If you replace the blade, whatever you get needs to be exactly the same spec. That means same kerf, same tooth rake, same plate thickness (kerf and plate thickness are really important), and same diameter. You can vary the tooth count, obviously.

I think I can see where you might have paused or stuck slightly going over the joint in the track. That's either because:

- The joining pieces aren't aligning the track correctly,
- The track is dished or otherwise bent (mine are very slightly dished and it can be a pain),
- The two rail extrusions aren't identical (my 3m rail is a very,very slightly different shape to the shorter rails, which are several years older: I assume the die had become worn, and it means they don't ever join nicely),
- You've got the "sloppiness adjusters" (saw on rail) done up too tight.

At least those would be the reasons on my saw!
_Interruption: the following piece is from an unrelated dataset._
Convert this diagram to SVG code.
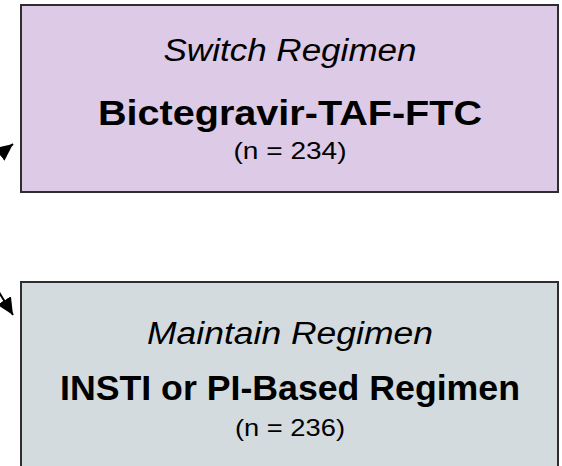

It also looks like it doesn't have the tiny amount of toe-in that's helpful (you shouldn't see a complete arc, as the back of the blade shouldn't touch the cut surface), but I've no idea how to set that, and it's best left alone if there are no instructions for doing it.

HTH,

E.
 
Thanks again Eric - I thought it was a pretty good cut compared to what I'd been getting before! But at least it's straight and no snipe or burning. I was concerned about the mess along the top, too, but put it down to the blade that came with the saw - the whole thing including tracks only cost £100, so I'm guessing the blade's not the best and it's 24t. But I really don't know as I've not tried other saws/ blades.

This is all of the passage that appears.